Sister Novelists by Devoney Looser

Author:Devoney Looser
Language: eng
Format: epub
Publisher: Bloomsbury Publishing


CHAPTER 15

Family Misfortunes and Jane’s Scottish Chiefs (1810)

During the dramatic, painful year of 1809, while Maria dangled in the viselike grip of the Margravine of Anspach, Jane endured problems of her own. One of the things she had to contend with was the fallout from the reemergence of Percival Stockdale, her former mentor and would-be keeper.

Stockdale’s memoir, the work Jane had spent those captive months editing four years earlier, was finally published in March 1809. He gave it the long-winded title The Memoirs of the Life, and Writings of Percival Stockdale Containing Many Interesting Anecdotes of the Illustrious Men with Whom He Was Connected. Written by Himself. It was a two-volume, 943-page book, published by Longman and Rees and dedicated to Jane.

Jane wasn’t pleased. Stockdale’s book, she reported to Maria, is “most flamingly dedicated to me.”1 He had recently declared, in a private letter, that Jane was his best friend.2 But the book’s dedication didn’t have her best interests at heart. It was written by an old married man, estranged from his wife, who called attention to his strong feelings for a much younger, single woman.
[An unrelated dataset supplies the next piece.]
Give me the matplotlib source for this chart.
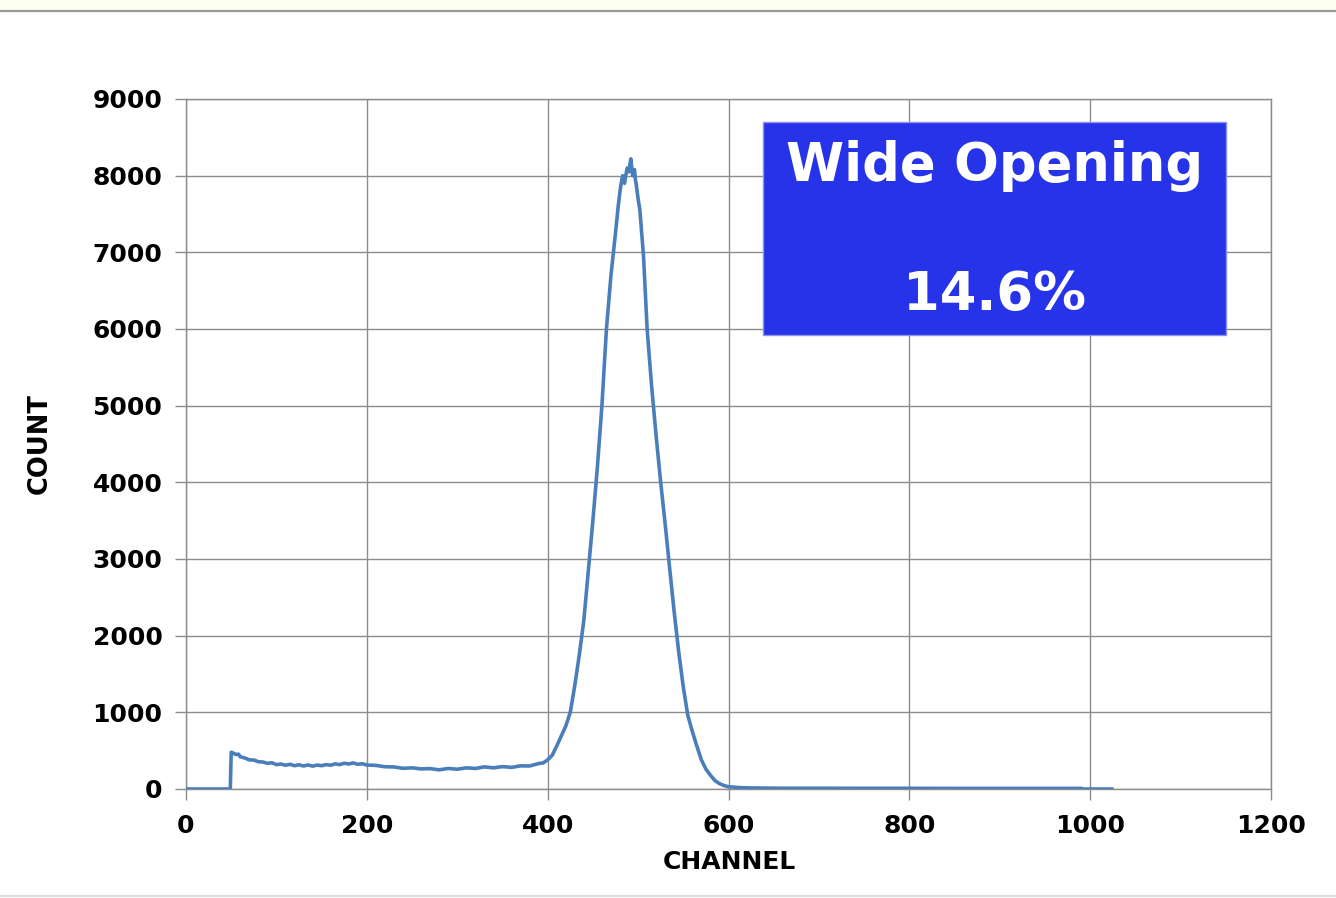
import matplotlib
matplotlib.use("Agg")
import matplotlib.pyplot as plt
from matplotlib.patches import Rectangle
from matplotlib.lines import Line2D

# ---- data ----
channels = [0, 49, 50, 52, 55, 58, 60, 65, 70, 75, 80, 85, 90, 95, 100, 105, 110, 115,
            120, 125, 130, 135, 140, 145, 150, 155, 160, 165, 170, 175, 180, 185, 190,
            195, 200, 210, 220, 230, 240, 250, 260, 270, 280, 290, 300, 310, 320, 330,
            340, 350, 360, 370, 380, 390, 395, 400, 405, 410, 415, 420, 425, 430, 435,
            440, 445, 450, 455, 460, 465, 470, 475, 478, 480, 482, 483, 485, 486, 488,
            490, 491, 492, 494, 496, 497, 498, 500, 502, 503, 506, 510, 515, 520, 525,
            530, 535, 540, 545, 550, 555, 560, 565, 570, 575, 580, 585, 590, 595, 600,
            610, 620, 640, 660, 700, 750, 800, 850, 900, 950, 990, 993, 1000, 1024]
counts = [0, 0, 480, 470, 450, 455, 420, 405, 380, 378, 355, 352, 335, 342, 318, 326,
          310, 322, 304, 316, 300, 314, 298, 312, 304, 318, 310, 328, 318, 336, 326,
          340, 322, 330, 312, 308, 290, 288, 270, 276, 262, 266, 250, 268, 258, 276,
          268, 288, 276, 292, 282, 302, 300, 332, 340, 380, 440, 560, 690, 820, 1000,
          1350, 1750, 2200, 2850, 3500, 4200, 5000, 6000, 6700, 7250, 7600, 7800, 7950,
          8000, 7900, 7980, 8100, 8050, 8150, 8220, 8000, 8080, 7950, 7880, 7700, 7550,
          7400, 6950, 6000, 5250, 4600, 4000, 3450, 2870, 2300, 1780, 1330, 960, 750,
          560, 380, 260, 180, 110, 70, 45, 30, 20, 15, 12, 10, 10, 9, 9, 8, 8, 8, 8, 0,
          0, 0]

x_ticks = [0, 200, 400, 600, 800, 1000, 1200]
y_ticks = [0, 1000, 2000, 3000, 4000, 5000, 6000, 7000, 8000, 9000]
x_label = "CHANNEL"
y_label = "COUNT"
box_title = "Wide Opening"
box_value = "14.6%"

# ---- figure ----
W, H = 1336, 898
fig = plt.figure(figsize=(W / 100, H / 100), dpi=100)
fig.patch.set_facecolor("white")

# top band and lines of the page
fig.patches.append(Rectangle((0, 1 - 9 / H), 1, 9 / H, transform=fig.transFigure,
                             facecolor="#fdfff0", edgecolor="none", zorder=0))
fig.lines.append(Line2D([0, 1], [1 - 10.5 / H, 1 - 10.5 / H], transform=fig.transFigure,
                        color="#999999", linewidth=1.6))
fig.lines.append(Line2D([0, 1], [1 - 896 / H, 1 - 896 / H], transform=fig.transFigure,
                        color="#dddddd", linewidth=1.5))

left, right, top, bottom = 186 / W, 1271 / W, 99 / H, 789 / H
ax = fig.add_axes([left, 1 - bottom, right - left, bottom - top])

grid_c = "#8c8c8c"
ax.plot(channels, counts, color="#4a7ebb", linewidth=2.6, zorder=3,
        solid_joinstyle="round")

ax.set_xlim(0, 1200)
ax.set_ylim(0, 9000)
ax.set_xticks(x_ticks)
ax.set_yticks(y_ticks)
ax.grid(True, color=grid_c, linewidth=1.0)
ax.set_axisbelow(True)
for s in ax.spines.values():
    s.set_color(grid_c)
    s.set_linewidth(1.0)

ax.tick_params(axis="both", colors=grid_c, length=8, width=1.0, labelcolor="black",
               labelsize=18)
ax.tick_params(axis="x", pad=10)
ax.tick_params(axis="y", pad=9)
for lbl in ax.get_xticklabels() + ax.get_yticklabels():
    lbl.set_fontweight("bold")

fig.text(729 / W, 1 - 862 / H, x_label, ha="center", va="center",
         fontsize=18, fontweight="bold")
fig.text(40 / W, 1 - 444 / H, y_label, ha="center", va="center", rotation=90,
         fontsize=18.5, fontweight="bold")

# blue box
bx0, bx1 = (763 - 186) / 1085, (1226 - 186) / 1085
by0, by1 = (789 - 335) / 690, (789 - 122) / 690
ax.add_patch(Rectangle((bx0, by0), bx1 - bx0, by1 - by0, transform=ax.transAxes,
                       facecolor="#2633e8", edgecolor="#8a90f0", linewidth=1.0,
                       zorder=5))
fig.text(995 / W, 1 - 166 / H, box_title, ha="center", va="center", color="white",
         fontsize=38, fontweight="bold", zorder=6)
fig.text(995 / W, 1 - 295 / H, box_value, ha="center", va="center", color="white",
         fontsize=38, fontweight="bold", zorder=6)

fig.savefig("out.png", dpi=100)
Stockdale’s four-page dedication to Jane used the language of a lover while diminishing her efforts by describing her as his “humble copier.”3 He revealed she’d once lived in his Northumberland home, which didn’t have the look of propriety. Stockdale declared that the present age couldn’t adequately understand Jane’s goodness, which was more characteristic of long-past, romantic, heroic ages than the fallen world of the present. His worship was on view for all to see. Jane didn’t admit it to herself, but Stockdale’s dedication to her wasn’t unlike what she’d done in dedicating Thaddeus of Warsaw to Sir Sidney Smith. That had also aroused gossip and prompted speculation. Thanks to Stockdale’s dedication to her, she was imagined as the paramour of a man some considered cock-brained and one of the worst poets of the present age.4

In the five years since Jane escaped Stockdale’s home in Lesbury, she’d maintained a regular correspondence yet kept him at arm’s length. They’d reconnected in person in the winter of 1809, when he traveled to London to oversee the printing of his Memoirs. Despite all Jane had endured with him, she still felt sympathy for this frail man in his early seventies who’d taught her so much.

When Stockdale’s Memoirs were published, Thaddeus of Warsaw was in its fourth British edition, and Jane was trying to write another great novel. They needed the two hundred pounds she’d be paid when she delivered her next book. While Maria was living with the Margravine, Jane was at Ditton Cottage, researching and writing her five-volume masterpiece about the legendary life of thirteenth-century Scottish hero William Wallace. Maria called Jane’s book “her Wallace.” When they composed novels, Jane and Maria fully immersed themselves in the moments, people, and worlds of their chosen settings. Jane later described their approach in an anonymous letter to the Gentleman’s Magazine. They intended for the stories to excite an interest beyond themselves.